Political analysts are unconvinced Christie’s plan is anything but superficial, since negotiating and enacting deep reform would be politically expensive. “To tackle this huge mess in a real way would probably be career-ending for a politician like Christie with national ambitions,” Harrison said. “It would mean significant budget cuts and a drastic restructuring of the state employees’ pensions and benefits.” Newspaper editorials across New Jersey also accused the governor of punting on the issue of the transportation trust fund, which he left out of the budget address. A widely discussed solution to the fund's solvency, raising the gas tax, would make Christie vulnerable to criticism from conservative Republicans on the campaign trail.
Of course, New Jersey’s budget crisis isn't entirely Chris Christie's fault. States and towns across the country are grappling with desperately underfunded pension liabilities created over decades of poor governance. Governors in the 1980s and 1990s looking to secure loyalties from unions—especially in states like New Jersey, where unions still wield power—would give public workers sweet pension deals without saving the money to fund them. In 2010, the same year Christie took office, the unfunded pension liability was already hovering around $54 billion.

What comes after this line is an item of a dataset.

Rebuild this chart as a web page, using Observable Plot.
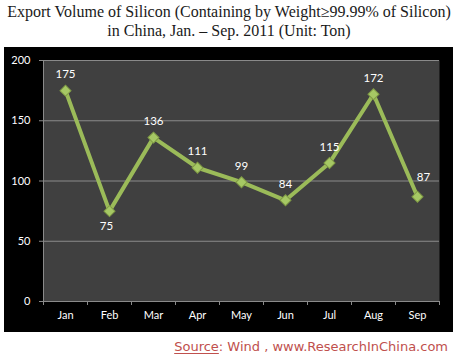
<!DOCTYPE html>
<html>
<head>
<meta charset="utf-8">
<script src="https://cdn.jsdelivr.net/npm/d3@7"></script>
<script src="https://cdn.jsdelivr.net/npm/@observablehq/plot@0.6"></script>
<style>
  html, body { margin: 0; padding: 0; background: #fff; }
  #wrap { position: relative; width: 458px; height: 362px; overflow: hidden; }
  #title { position: absolute; left: 0; top: 2px; width: 458px; text-align: center;
           font-family: "Liberation Serif", serif; font-size: 16px; line-height: 19px; color: #1a1a1a; }
  #chart { position: absolute; left: 4px; top: 47px; }
  #source { position: absolute; right: 10px; top: 339px; font-family: "DejaVu Sans", sans-serif;
            font-size: 13px; color: #c0504d; white-space: nowrap; }
  #source u { text-decoration-thickness: 1px; text-underline-offset: 2px; }
</style>
</head>
<body>
<div id="wrap">
  <div id="title">Export Volume of Silicon (Containing by Weight≥99.99% of Silicon)<br>in China, Jan. – Sep. 2011 (Unit: Ton)</div>
  <div id="chart"></div>
  <div id="source"><u>Source</u>: Wind , www.ResearchInChina.com</div>
</div>
<script>
const months = ["Jan", "Feb", "Mar", "Apr", "May", "Jun", "Jul", "Aug", "Sep"];
const volumes = [175, 75, 136, 111, 99, 84, 115, 172, 87];
const yTicks = [0, 50, 100, 150, 200];

const data = months.map((m, i) => ({ month: m, pos: i + 0.5, value: volumes[i] }));
const gridColor = "#8a8a8a";
const labelOpts = { x: "pos", y: "value", text: d => String(d.value), fill: "#fff", fontSize: 11.5 };

const chart = Plot.plot({
  width: 449,
  height: 285,
  marginLeft: 39,
  marginRight: 14,
  marginTop: 13,
  marginBottom: 31,
  style: { background: "#000", color: "#fff", fontFamily: "Lato, sans-serif", fontSize: "11px" },
  x: { type: "linear", domain: [0, months.length] },
  y: { domain: [0, 200] },
  marks: [
    Plot.frame({ fill: "#404040", stroke: null }),
    Plot.ruleY(yTicks.filter(d => d > 0), { stroke: gridColor, strokeWidth: 1 }),
    Plot.ruleY([0], { stroke: gridColor }),
    Plot.ruleX([0], { stroke: gridColor }),
    Plot.axisY({ ticks: yTicks, tickSize: 4, tickPadding: 9, stroke: gridColor, fill: "#fff", label: null, fontSize: 11 }),
    Plot.axisX({ ticks: d3.range(months.length + 1), tickSize: 4, tickFormat: () => "", stroke: gridColor, label: null }),
    Plot.axisX({ ticks: data.map(d => d.pos), tickSize: 0, tickPadding: 10, tickFormat: d => months[Math.floor(d)], fill: "#fff", label: null, fontSize: 11 }),
    Plot.line(data, { x: "pos", y: "value", stroke: "#9bbb59", strokeWidth: 4 }),
    Plot.dot(data, { x: "pos", y: "value", symbol: "square", r: 4.4, rotate: 45, fill: "#a6c864", stroke: "#7f9a45", strokeWidth: 1 }),
    Plot.text(data, { ...labelOpts, filter: d => d.month !== "Feb" && d.month !== "Sep", dy: -16 }),
    Plot.text(data, { ...labelOpts, filter: d => d.month === "Feb", dy: 15, dx: -3 }),
    Plot.text(data, { ...labelOpts, filter: d => d.month === "Sep", dy: -19, dx: 6 })
  ]
});
document.getElementById("chart").appendChild(chart);
</script>
</body>
</html>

Nonetheless, Christie has over-promised and under-delivered solutions to New Jersey’s deepening financial problems. While the national press has focused Christie's jet-setting and flubs, it's his failure to address his own state’s economic languor that makes him especially vulnerable in a GOP primary. His opponents would be able to bludgeon him with a range of depressing economic indicators for New Jersey. “The consistent thing that voters care about now in the wake of the recession is a politician’s ability to handle the economy,” Harrison told me. “People don’t really care about Jerry Jones’s airplane or Bridgegate, but they do care about jobs.” And in the state that Christie has stewarded for the past five years, that’s exactly what he’s failed to deliver.